In some cases, companies focus on value extraction by using their power and leverage to get the same unit of service for 80 cents. In both cases, they are losing sight of the potential to create real value. A better approach should be to ask, 'How can we work together where I optimize my one dollar to drive efficiencies, effectiveness, market share, and cost reduction, and create 50 cents in additional value we didn't have before?'
In today's era of constrained economic and financial resources, it's more important than ever to find the right business partners — compatible partners you can trust and create value with for the long haul.
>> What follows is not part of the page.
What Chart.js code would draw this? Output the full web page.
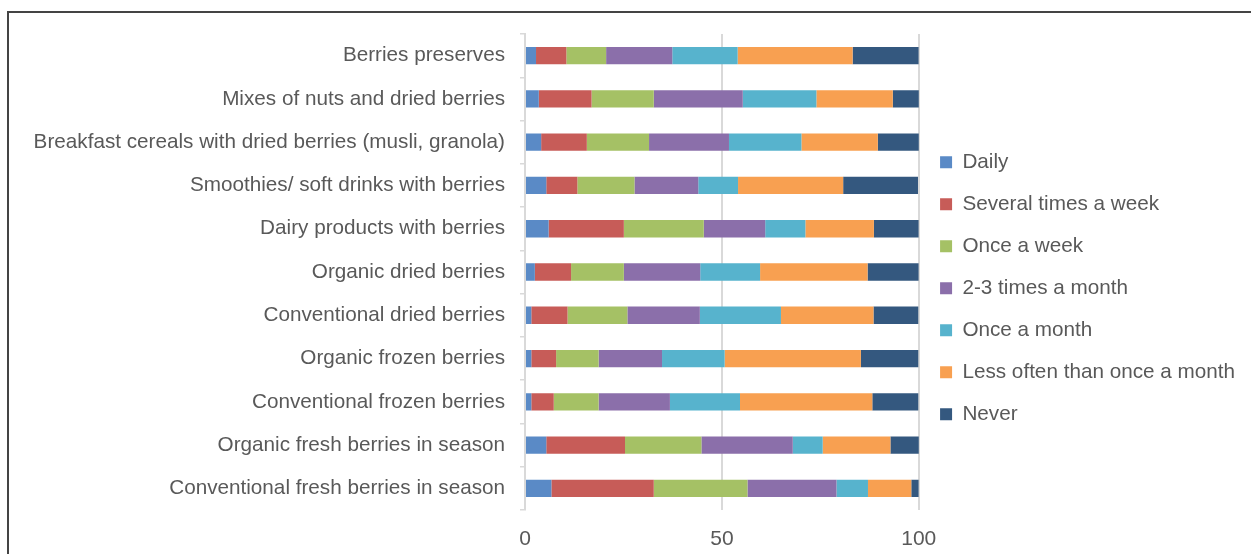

This is especially important for highly strategic relationships.
Unfortunately — and all too often — individuals have incentives to simply get the deal done, get the best deal for their companies, and then move on. Take, for example, the procurement metrics of purchase price variance. It motivates buyers into thinking about short-term value extraction rather than longer-term value creation that may likely generate a much higher ROI for both the buyer and the supplier.
Many companies have created a culture of short-term opportunism and don't view that as a bad thing. This mindset can and does create negotiation norms that foster destructive behaviors and actually destroy value rather than promoting value creation through mutual self-interest.
While contract law has evolved over time, the basic negotiation approach has stayed pretty much the same over the years. People enter contracts at an arm's length to pursue material ends, and the more powerful party pushes risk rather than focusing on working together to mitigate risks. The sad thing is they should be realizing that the risks don't go away, and that it would be far better to work collaboratively and transparently to mitigate risks through a contract that promotes mutual advantage.
CIO.com: What are your top three tips for negotiating a more collaborative outsourcing agreement?
Vitasek: First, adopt a 'what's in it for we' mindset based on trust, transparency and compatibility.
Next, recognize that creating a collaborative outsourcing agreement is a process that takes work and commitment, especially if you a seeking an innovative strategic partnership. You'll need to abide by six fundamental social norms that we outline in the Getting to We book. These are reciprocity, autonomy, honesty, loyalty, equity and integrity.
Third, if you are not familiar with how to craft a highly collaborative outsourcing agreement, seek advice. Our goal at UT is the teach people the methodology and we hope that one day all large companies have at least one certified deal architect on staff that understands the art and science of creating a highly collaborative outsourcing agreement.